The problem:
Extract the opening line of the entries and every line after it, stopping at and including the line that contains "y=conductivity, upper=err_upper, lower=err_lower))". Do not include pictures.

Records shown start

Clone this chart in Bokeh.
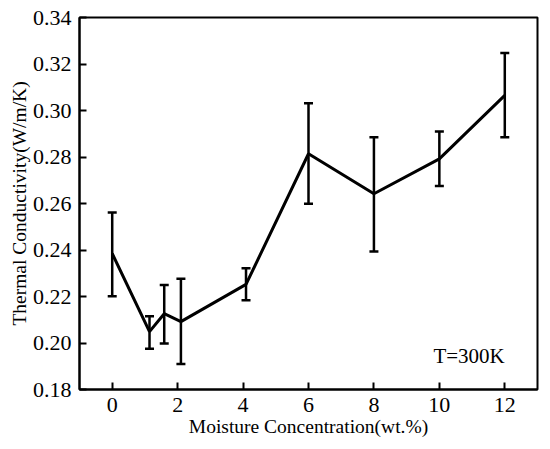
from bokeh.plotting import figure
from bokeh.models import ColumnDataSource, Whisker, TeeHead, FixedTicker, NumeralTickFormatter, Range1d
from bokeh.core.properties import value
from bokeh.embed import file_html
from bokeh.resources import INLINE

moisture = [0, 1.14, 1.59, 2.1, 4.09, 6, 8, 10, 12]
conductivity = [0.2385, 0.2049, 0.2126, 0.2092, 0.2252, 0.2814, 0.2642, 0.2792, 0.3065]
err_upper = [0.2561, 0.2115, 0.2250, 0.2276, 0.2322, 0.3031, 0.2885, 0.2910, 0.3247]
err_lower = [0.2201, 0.1975, 0.1998, 0.1910, 0.2184, 0.2599, 0.2394, 0.2675, 0.2885]
x_ticks = [0, 2, 4, 6, 8, 10, 12]
y_ticks = [0.18, 0.20, 0.22, 0.24, 0.26, 0.28, 0.30, 0.32, 0.34]
annotation = "T=300K"

FONT = "Liberation Serif"

p = figure(width=542, height=441, output_backend="svg", toolbar_location=None,
           x_range=Range1d(-1, 13), y_range=Range1d(0.18, 0.34),
           min_border_left=79, min_border_right=5, min_border_top=17, min_border_bottom=52)

src = ColumnDataSource(dict(x=moisture, y=conductivity, upper=err_upper, lower=err_lower))

p.line("x", "y", source=src, line_color="black", line_width=3)
w = Whisker(base="x", upper="upper", lower="lower", source=src,
            line_color="black", line_width=2.5,
            upper_head=TeeHead(size=9, line_color="black", line_width=2.5),
            lower_head=TeeHead(size=9, line_color="black", line_width=2.5))
p.add_layout(w)

p.text(x=[12.0], y=[0.1946], text=[annotation], text_align="right", text_baseline="alphabetic",
       text_font=value(FONT), text_font_size="21px", text_color="black")

p.xgrid.visible = False
p.ygrid.visible = False
p.outline_line_color = "black"
p.outline_line_width = 2
p.outline_line_alpha = 1

p.xaxis.ticker = FixedTicker(ticks=x_ticks)
p.yaxis.ticker = FixedTicker(ticks=y_ticks)
p.yaxis.formatter = NumeralTickFormatter(format="0.00")
p.xaxis.axis_label = "Moisture Concentration(wt.%)"
p.yaxis.axis_label = "Thermal Conductivity(W/m/K)"

for ax in (p.xaxis, p.yaxis):
    ax.axis_line_width = 2
    ax.axis_line_color = "black"
    ax.major_tick_in = 7
    ax.major_tick_out = 0
    ax.major_tick_line_width = 2
    ax.major_tick_line_color = "black"
    ax.minor_tick_line_color = None
    ax.major_label_text_font = FONT
    ax.major_label_text_font_size = "22px"
    ax.major_label_text_color = "black"
    ax.axis_label_text_font = FONT
    ax.axis_label_text_font_size = "19.5px"
    ax.axis_label_text_font_style = "normal"
    ax.axis_label_text_color = "black"

p.xaxis.major_label_standoff = 8
p.xaxis.axis_label_standoff = 1
p.yaxis.major_label_standoff = 8
p.yaxis.axis_label_standoff = 0

open("out.html", "w").write(file_html(p, INLINE))
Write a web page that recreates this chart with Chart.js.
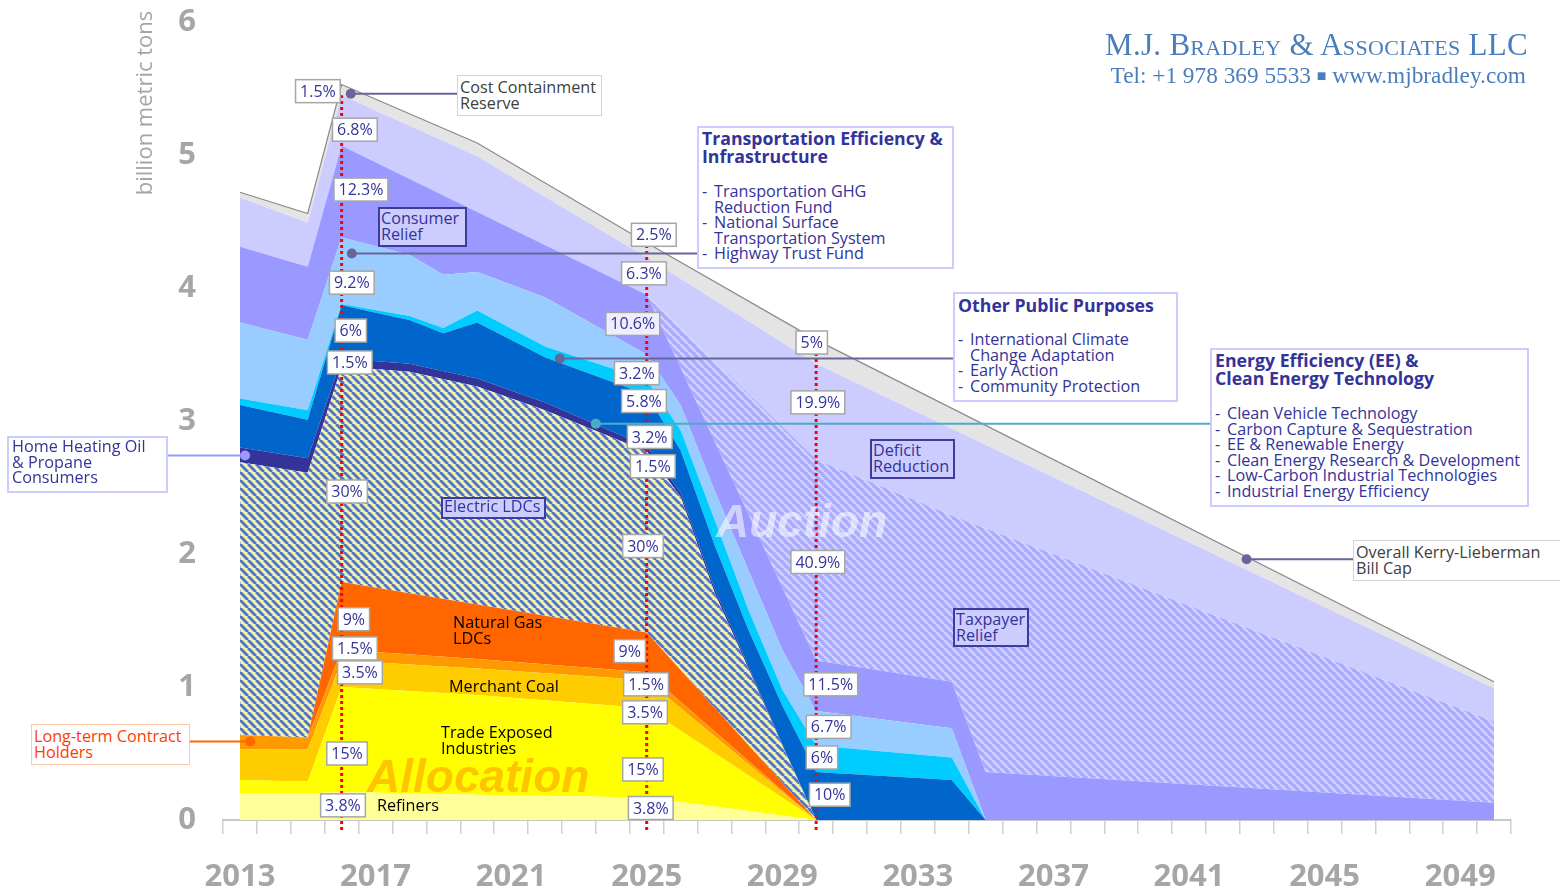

Records shown end

Expected answer:
Clone this chart in Bokeh.
from bokeh.plotting import figure
from bokeh.models import ColumnDataSource, Whisker, TeeHead, FixedTicker, NumeralTickFormatter, Range1d
from bokeh.core.properties import value
from bokeh.embed import file_html
from bokeh.resources import INLINE

moisture = [0, 1.14, 1.59, 2.1, 4.09, 6, 8, 10, 12]
conductivity = [0.2385, 0.2049, 0.2126, 0.2092, 0.2252, 0.2814, 0.2642, 0.2792, 0.3065]
err_upper = [0.2561, 0.2115, 0.2250, 0.2276, 0.2322, 0.3031, 0.2885, 0.2910, 0.3247]
err_lower = [0.2201, 0.1975, 0.1998, 0.1910, 0.2184, 0.2599, 0.2394, 0.2675, 0.2885]
x_ticks = [0, 2, 4, 6, 8, 10, 12]
y_ticks = [0.18, 0.20, 0.22, 0.24, 0.26, 0.28, 0.30, 0.32, 0.34]
annotation = "T=300K"

FONT = "Liberation Serif"

p = figure(width=542, height=441, output_backend="svg", toolbar_location=None,
           x_range=Range1d(-1, 13), y_range=Range1d(0.18, 0.34),
           min_border_left=79, min_border_right=5, min_border_top=17, min_border_bottom=52)

src = ColumnDataSource(dict(x=moisture, y=conductivity, upper=err_upper, lower=err_lower))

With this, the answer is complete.